Thursday, 15 January 2004

Hutton poll heaps pressure on Blair

I think a simple resignation doesn't cut it. I'm in favour of putting some stocks in Tower Green, sticking Blair, Straw and Hoon in them and then providing free rotten tomatoes to all the tourists who want to relive history!

Tony Blair should resign if Lord Hutton rules that he authorised the leaking of the name of government scientist David Kelly, a new poll revealed today.

The Channel 4 News survey by YouGov said more than half of voters - some 57% - think the prime minister should quit if he is found culpable by the inquiry.

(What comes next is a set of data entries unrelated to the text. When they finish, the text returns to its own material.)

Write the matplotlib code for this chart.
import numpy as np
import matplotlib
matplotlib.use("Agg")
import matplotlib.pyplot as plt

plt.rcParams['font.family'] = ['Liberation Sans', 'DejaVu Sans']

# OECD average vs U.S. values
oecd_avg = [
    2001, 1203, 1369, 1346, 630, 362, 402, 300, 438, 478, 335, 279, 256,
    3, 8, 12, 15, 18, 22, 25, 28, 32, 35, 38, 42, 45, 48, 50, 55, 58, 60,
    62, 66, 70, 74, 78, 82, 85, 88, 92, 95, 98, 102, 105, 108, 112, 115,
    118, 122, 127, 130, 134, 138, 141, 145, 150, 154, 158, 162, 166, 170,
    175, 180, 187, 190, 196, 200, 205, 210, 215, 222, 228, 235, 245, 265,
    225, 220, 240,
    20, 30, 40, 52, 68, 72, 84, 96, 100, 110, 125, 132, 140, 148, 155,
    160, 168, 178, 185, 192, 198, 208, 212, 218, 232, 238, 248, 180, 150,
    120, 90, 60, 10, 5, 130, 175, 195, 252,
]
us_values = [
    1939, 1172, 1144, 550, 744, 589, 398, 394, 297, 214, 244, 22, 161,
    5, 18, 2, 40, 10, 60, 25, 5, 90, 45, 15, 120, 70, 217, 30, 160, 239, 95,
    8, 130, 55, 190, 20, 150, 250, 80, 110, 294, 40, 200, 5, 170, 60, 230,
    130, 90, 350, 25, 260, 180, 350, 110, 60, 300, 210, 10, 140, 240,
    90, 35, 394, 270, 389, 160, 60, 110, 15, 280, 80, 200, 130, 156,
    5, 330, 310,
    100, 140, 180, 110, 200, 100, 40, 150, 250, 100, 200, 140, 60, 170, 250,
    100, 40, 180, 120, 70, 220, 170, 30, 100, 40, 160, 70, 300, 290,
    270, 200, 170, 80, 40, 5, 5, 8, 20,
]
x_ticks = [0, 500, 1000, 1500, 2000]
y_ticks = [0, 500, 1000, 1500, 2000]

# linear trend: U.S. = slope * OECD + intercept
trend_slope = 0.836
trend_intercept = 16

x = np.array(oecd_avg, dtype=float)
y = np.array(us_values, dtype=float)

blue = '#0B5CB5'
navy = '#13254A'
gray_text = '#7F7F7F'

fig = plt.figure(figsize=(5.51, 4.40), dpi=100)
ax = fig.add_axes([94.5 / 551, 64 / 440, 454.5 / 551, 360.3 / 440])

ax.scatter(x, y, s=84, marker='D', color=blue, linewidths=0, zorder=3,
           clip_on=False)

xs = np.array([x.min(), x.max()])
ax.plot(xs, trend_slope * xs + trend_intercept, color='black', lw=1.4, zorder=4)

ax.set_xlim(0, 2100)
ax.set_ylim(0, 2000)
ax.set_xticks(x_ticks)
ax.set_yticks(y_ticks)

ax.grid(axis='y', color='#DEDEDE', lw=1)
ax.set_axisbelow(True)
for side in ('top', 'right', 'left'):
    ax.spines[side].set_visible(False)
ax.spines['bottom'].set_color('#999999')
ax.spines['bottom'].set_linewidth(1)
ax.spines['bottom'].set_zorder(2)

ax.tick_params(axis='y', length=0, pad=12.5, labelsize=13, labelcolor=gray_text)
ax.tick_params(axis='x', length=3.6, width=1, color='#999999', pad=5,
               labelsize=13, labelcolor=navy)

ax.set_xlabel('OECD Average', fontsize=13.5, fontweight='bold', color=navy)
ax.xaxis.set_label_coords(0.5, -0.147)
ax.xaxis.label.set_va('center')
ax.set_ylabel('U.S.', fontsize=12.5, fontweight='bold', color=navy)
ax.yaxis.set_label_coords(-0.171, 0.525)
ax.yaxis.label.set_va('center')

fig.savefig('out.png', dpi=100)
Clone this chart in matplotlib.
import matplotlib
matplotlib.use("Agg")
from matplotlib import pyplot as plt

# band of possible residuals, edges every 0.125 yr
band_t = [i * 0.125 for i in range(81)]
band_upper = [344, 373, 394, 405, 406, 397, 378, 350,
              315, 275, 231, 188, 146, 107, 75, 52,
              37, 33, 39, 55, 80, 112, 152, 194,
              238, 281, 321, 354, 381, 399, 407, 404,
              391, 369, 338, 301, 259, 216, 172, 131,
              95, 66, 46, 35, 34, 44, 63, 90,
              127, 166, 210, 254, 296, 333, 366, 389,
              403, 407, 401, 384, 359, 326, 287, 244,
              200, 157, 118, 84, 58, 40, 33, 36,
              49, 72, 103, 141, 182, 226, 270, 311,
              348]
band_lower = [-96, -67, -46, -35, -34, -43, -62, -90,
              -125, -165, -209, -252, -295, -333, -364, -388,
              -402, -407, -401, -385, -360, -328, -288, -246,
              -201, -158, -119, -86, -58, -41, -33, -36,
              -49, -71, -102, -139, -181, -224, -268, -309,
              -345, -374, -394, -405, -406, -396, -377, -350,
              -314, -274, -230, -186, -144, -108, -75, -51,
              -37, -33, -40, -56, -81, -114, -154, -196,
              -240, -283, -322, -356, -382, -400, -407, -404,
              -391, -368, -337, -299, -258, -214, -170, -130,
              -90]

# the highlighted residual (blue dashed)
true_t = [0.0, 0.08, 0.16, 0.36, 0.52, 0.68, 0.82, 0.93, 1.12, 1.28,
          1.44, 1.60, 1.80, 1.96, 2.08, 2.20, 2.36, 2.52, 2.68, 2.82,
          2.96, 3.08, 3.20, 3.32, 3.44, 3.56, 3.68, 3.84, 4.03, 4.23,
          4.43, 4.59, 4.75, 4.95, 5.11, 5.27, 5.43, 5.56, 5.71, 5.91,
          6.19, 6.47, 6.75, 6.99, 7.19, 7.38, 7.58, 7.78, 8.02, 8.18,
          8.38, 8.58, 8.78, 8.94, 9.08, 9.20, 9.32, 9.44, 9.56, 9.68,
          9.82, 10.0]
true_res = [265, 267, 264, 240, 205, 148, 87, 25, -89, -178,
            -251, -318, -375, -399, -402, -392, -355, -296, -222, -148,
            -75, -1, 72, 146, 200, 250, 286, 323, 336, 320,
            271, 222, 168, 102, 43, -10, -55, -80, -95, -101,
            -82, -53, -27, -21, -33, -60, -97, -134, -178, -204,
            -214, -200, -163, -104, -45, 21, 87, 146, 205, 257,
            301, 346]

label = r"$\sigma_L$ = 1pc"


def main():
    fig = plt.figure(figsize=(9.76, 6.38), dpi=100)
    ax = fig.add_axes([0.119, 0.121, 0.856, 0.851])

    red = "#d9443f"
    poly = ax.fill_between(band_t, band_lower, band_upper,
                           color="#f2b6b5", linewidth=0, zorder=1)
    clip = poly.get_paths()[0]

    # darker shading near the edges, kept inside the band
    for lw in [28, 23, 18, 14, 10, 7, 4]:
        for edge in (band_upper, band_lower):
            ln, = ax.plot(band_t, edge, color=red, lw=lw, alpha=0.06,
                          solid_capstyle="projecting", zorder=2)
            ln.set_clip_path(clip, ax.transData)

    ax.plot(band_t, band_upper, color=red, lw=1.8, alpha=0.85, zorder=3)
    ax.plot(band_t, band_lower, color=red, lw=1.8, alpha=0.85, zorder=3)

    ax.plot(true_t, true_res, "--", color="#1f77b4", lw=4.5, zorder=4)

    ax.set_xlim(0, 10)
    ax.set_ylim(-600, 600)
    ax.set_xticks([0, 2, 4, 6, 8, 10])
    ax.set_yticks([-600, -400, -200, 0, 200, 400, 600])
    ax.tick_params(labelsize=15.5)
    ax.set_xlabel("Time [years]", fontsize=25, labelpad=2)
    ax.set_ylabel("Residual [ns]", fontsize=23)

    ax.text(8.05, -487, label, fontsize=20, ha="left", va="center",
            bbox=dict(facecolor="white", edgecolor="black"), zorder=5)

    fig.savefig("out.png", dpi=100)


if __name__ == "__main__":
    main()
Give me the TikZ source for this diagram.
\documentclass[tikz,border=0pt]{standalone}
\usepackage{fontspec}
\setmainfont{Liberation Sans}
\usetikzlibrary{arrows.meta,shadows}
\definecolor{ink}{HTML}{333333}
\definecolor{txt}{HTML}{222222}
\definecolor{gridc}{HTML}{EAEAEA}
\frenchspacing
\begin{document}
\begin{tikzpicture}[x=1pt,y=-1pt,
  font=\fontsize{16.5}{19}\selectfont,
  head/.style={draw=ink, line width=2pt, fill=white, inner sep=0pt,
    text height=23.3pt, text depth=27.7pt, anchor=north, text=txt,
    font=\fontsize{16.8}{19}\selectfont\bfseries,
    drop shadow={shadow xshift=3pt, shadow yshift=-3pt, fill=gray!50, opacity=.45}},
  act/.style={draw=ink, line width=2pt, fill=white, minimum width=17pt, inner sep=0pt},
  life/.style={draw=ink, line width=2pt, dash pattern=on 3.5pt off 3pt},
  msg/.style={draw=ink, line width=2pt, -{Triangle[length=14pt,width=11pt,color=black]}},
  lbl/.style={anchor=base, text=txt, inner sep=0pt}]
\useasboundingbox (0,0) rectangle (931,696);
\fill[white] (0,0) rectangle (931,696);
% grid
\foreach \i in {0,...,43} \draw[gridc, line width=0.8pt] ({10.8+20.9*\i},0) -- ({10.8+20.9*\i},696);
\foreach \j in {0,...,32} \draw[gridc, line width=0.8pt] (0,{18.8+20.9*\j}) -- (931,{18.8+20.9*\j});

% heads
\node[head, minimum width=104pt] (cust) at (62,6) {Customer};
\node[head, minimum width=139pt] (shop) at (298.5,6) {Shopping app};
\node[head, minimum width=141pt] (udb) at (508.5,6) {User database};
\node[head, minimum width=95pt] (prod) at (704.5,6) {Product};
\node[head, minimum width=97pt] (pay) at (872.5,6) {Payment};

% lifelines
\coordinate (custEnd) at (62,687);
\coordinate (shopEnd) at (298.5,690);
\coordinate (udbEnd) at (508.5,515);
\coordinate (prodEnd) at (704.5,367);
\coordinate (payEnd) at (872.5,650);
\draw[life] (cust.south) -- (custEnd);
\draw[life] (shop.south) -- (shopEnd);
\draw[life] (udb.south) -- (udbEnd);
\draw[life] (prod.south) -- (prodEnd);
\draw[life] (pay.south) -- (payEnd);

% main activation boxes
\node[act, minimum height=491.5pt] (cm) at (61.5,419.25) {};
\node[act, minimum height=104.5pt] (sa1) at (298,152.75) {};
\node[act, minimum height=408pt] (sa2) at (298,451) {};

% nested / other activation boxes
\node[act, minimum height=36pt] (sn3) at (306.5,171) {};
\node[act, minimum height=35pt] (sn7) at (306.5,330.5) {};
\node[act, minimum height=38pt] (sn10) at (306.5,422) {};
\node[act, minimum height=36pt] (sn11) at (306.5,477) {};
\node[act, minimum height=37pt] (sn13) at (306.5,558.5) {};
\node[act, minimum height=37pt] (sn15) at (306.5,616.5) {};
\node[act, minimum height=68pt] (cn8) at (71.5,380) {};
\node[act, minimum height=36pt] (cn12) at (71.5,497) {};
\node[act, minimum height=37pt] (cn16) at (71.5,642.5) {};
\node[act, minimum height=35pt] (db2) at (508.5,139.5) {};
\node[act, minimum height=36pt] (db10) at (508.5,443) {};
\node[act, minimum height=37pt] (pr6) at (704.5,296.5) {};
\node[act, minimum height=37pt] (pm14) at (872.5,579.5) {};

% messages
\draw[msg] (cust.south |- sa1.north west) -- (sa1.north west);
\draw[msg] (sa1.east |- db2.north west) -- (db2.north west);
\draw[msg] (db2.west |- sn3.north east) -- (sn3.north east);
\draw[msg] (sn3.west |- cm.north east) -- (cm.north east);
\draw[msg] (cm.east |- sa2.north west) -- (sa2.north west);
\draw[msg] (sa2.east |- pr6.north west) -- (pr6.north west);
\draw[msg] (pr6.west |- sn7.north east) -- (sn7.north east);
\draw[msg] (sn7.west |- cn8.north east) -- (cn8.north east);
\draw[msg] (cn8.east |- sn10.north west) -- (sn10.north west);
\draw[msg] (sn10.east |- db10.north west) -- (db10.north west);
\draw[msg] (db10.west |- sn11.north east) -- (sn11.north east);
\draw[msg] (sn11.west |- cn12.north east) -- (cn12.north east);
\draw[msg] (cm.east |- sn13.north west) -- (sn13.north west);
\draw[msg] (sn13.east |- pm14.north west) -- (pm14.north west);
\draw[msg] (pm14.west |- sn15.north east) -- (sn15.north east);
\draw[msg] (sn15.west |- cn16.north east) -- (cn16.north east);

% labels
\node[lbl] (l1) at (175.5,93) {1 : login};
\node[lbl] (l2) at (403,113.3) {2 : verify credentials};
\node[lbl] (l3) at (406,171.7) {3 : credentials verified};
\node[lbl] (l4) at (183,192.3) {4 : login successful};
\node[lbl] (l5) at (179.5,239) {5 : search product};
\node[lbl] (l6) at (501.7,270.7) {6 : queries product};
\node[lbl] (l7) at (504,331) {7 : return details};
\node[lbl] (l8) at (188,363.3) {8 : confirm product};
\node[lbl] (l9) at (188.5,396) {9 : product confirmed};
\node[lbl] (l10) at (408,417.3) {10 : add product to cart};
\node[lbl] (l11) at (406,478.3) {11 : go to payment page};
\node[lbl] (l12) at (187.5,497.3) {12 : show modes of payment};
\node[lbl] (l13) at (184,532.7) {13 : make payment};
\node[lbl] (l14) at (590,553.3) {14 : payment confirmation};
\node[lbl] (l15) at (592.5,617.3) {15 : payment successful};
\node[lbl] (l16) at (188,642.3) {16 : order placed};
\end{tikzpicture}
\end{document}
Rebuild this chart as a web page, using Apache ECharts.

Mr Blair chaired the meeting where the media strategy that led to Dr Kelly's identification as the Iraq mole was decided, the law lord heard during last year's inquiry. But the peer is expected to say that is not the same as leaking it when he delivers his report, expected within weeks. Only 17% said the prime minister had not acted wrongly in the weeks leading up to Dr Kelly's death. Mr Blair was blamed "a great deal" by 18%, a "fair amount" by 28% and "a little" by 17%. More than a third of voters who had backed him at the last general election said Mr Blair had betrayed their trust.

The findings will heap further pressure on Mr Blair, who is set to appear on a Newsnight special next Monday as part of Labour's big conversation initiative to let members of the public grill the PM directly. However, he will only take questions on the government's plans for university tuition fees.

Opposition leader Michael Howard claimed at prime minister's question time today that Mr Blair was in a "desperately dodgy" position over his role in the strategy that led to the outing of David Kelly.

Asked by Mr Howard whether he stood by his claim that he did not authorise the naming of the government scientist, who was found dead last July, Mr Blair insisted he stood by "all that I have said in relation to this issue".

But the Channel 4 poll appeared to be a reflection on politicians in general as much as Mr Blair in particular. Almost one in five, 19%, thought he was more honest than other MPs with 25% saying less. The majority, 51%, said he was typical.

But Mr Blair faced wide ranging criticism from those questioned, with almost three quarters, 70%, saying he was out of touch - including 55% of traditional Labour voters.